I'm not saying that this is universal but there are too many of these to ignore. Goes right against the teaching of Buddha.

Airmail
February 2, 2011, 05:56

http://www.smh.com.au/world/tibetans-defend-spiritual-head-over-cash-and-spy-allegations-20110201-1achc.html

"The Gyuto monastery was raided after police stumbled on about $22,000 in a car in which two Indians were travelling.

"The car's occupants claimed they had received the cash from the monastery as part-payment for the purchase of land, for the construction of a monastery."
Not only in Thailand!

Airmail
February 2, 2011, 12:08

"Somebody explain to me why you’re there."

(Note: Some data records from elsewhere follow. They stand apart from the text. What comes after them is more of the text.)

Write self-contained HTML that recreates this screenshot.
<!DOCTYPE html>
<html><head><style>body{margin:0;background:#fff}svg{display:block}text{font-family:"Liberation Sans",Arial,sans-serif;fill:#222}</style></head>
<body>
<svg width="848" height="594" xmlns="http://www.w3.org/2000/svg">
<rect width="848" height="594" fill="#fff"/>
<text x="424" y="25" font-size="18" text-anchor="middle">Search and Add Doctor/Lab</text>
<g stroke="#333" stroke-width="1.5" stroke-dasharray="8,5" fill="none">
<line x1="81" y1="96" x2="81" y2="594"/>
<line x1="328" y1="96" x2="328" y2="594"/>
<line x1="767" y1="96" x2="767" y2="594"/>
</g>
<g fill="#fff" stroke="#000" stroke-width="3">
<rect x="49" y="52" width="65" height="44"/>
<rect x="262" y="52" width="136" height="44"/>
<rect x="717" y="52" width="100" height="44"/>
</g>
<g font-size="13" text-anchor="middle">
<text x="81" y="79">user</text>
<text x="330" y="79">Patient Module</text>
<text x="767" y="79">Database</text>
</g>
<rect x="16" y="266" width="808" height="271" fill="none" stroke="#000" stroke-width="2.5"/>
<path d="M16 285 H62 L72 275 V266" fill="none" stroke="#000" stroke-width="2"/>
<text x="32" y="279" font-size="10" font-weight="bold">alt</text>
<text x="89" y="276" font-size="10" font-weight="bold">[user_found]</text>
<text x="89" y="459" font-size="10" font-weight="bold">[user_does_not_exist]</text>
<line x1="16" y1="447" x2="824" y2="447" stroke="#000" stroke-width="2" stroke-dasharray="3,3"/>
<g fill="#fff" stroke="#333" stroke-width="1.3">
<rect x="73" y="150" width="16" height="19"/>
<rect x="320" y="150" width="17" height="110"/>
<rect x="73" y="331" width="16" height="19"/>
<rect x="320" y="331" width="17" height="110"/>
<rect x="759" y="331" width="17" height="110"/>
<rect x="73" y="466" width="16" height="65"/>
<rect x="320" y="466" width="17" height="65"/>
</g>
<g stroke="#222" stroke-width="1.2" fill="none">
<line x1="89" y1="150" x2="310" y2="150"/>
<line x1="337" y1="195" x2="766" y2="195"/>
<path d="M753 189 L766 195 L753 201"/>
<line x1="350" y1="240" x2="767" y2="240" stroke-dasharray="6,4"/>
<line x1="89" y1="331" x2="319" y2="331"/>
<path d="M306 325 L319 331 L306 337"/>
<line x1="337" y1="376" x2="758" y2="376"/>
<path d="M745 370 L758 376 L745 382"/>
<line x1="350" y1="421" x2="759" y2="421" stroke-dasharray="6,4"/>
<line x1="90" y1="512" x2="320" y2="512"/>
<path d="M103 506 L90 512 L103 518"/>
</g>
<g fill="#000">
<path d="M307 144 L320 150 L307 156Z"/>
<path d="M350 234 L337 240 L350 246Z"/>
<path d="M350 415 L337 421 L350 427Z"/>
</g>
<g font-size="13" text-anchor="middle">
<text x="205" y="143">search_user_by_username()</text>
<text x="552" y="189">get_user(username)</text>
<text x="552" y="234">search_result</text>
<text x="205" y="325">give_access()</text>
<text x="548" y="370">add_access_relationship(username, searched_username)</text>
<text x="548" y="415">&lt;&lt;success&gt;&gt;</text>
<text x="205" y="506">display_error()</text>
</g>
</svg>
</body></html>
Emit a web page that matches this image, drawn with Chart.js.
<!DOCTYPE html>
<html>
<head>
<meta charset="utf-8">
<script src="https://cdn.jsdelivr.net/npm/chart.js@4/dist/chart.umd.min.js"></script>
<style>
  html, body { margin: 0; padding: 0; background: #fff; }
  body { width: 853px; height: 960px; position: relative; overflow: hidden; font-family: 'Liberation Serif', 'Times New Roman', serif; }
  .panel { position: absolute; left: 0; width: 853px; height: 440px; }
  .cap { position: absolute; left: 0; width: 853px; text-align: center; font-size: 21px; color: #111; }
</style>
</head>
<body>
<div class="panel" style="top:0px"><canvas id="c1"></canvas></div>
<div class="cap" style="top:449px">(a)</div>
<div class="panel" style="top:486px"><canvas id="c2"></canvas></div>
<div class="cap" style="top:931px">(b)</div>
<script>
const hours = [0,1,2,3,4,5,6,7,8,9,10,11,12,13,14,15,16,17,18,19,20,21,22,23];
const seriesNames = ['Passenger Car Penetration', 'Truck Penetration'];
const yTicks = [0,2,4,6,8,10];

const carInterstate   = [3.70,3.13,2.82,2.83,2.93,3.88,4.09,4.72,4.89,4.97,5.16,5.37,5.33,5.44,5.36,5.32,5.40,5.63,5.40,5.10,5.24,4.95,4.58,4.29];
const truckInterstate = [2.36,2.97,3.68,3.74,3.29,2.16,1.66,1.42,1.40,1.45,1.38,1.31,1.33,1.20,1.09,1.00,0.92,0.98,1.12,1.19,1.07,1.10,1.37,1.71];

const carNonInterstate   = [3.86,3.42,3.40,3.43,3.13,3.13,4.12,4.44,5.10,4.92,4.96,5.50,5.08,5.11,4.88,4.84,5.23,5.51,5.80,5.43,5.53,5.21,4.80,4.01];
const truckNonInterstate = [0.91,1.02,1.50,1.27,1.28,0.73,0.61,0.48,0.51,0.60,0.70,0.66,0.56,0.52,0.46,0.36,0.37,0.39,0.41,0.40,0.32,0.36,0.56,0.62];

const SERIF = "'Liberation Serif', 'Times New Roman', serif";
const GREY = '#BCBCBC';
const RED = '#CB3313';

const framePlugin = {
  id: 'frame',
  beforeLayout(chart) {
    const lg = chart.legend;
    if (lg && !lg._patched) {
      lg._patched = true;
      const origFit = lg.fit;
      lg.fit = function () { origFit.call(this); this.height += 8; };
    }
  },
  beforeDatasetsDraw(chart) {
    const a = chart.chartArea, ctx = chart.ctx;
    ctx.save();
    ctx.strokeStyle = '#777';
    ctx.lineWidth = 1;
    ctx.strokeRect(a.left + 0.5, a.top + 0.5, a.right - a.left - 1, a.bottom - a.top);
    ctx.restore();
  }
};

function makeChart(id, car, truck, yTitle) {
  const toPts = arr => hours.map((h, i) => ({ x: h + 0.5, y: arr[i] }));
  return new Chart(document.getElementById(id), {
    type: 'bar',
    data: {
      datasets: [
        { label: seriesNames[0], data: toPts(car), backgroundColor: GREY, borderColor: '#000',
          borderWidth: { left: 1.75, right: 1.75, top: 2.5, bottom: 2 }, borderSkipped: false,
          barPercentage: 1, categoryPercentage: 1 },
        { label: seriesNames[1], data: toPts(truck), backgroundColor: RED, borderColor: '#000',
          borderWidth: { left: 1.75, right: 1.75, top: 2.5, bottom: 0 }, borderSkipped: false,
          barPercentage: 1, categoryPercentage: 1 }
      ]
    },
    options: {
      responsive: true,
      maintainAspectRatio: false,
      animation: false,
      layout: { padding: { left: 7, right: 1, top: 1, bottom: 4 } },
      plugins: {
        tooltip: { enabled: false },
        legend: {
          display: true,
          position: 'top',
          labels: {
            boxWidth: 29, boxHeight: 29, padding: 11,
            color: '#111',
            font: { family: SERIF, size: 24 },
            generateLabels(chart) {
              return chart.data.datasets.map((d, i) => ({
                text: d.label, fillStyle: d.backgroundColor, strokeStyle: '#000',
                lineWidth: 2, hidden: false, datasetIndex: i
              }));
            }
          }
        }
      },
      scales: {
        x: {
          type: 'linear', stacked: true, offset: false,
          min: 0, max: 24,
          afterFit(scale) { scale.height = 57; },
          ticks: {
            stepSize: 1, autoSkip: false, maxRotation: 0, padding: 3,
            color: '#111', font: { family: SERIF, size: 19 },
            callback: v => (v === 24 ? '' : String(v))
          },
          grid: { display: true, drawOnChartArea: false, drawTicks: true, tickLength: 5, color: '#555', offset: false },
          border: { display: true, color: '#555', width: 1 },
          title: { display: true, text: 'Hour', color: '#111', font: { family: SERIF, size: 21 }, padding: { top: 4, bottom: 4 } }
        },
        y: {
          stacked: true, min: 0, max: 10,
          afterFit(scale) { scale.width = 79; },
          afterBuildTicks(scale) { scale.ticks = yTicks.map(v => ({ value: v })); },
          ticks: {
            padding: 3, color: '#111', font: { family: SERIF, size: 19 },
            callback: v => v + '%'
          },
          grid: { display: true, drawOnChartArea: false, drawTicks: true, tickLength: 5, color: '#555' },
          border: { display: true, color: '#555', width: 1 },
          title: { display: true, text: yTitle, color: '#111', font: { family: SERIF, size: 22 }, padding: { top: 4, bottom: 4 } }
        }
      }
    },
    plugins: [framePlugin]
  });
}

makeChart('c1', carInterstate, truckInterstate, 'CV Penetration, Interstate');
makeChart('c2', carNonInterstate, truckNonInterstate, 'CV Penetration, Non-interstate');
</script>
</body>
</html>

I'm not there and neither are you or Dana or Korski.. Some of these guys just vacation there so if they're complaining maybe in a quirky way that's why they keep visiting. However S2000 is there and he has documented his reasons many times. So has Mike. A lot of things you listed are true. So it's not unusual for people to talk about fact[and fiction by way of gossip :)]
So correspondents discuss things here about Thailand some of which you don't want to read/hear.
Well, I'd like to hear better things about Thailand too , I'd like to see some of the things you listed rectified but it's up to the Thais.



Phil
February 2, 2011, 15:41

Steve,I think it is just human nature to complain and I am sure there are forums in USA,Australia etc bitching about things in those countries.I complain about driving skills in Thailand,but not much more than I did in my native Australia.I complain about the police here but not as bad as the speed cameras,red light cameras for revenue raising in Australia.
For me,the good points about living here far outweigh the bad,but I am sure many think otherwise and will always voice their opinions.
Dana
February 2, 2011, 23:06

Years ago I lived in the Virgin Islands. It was impossible not to notice certain stupidities. Someone suggested that if I was not happy there I should leave. That year the final exam at the High School in St. Thomas had to be cancelled because no one had ordered paper. I respectfully submit that it is not humanly possible to notice something like this and comment on it.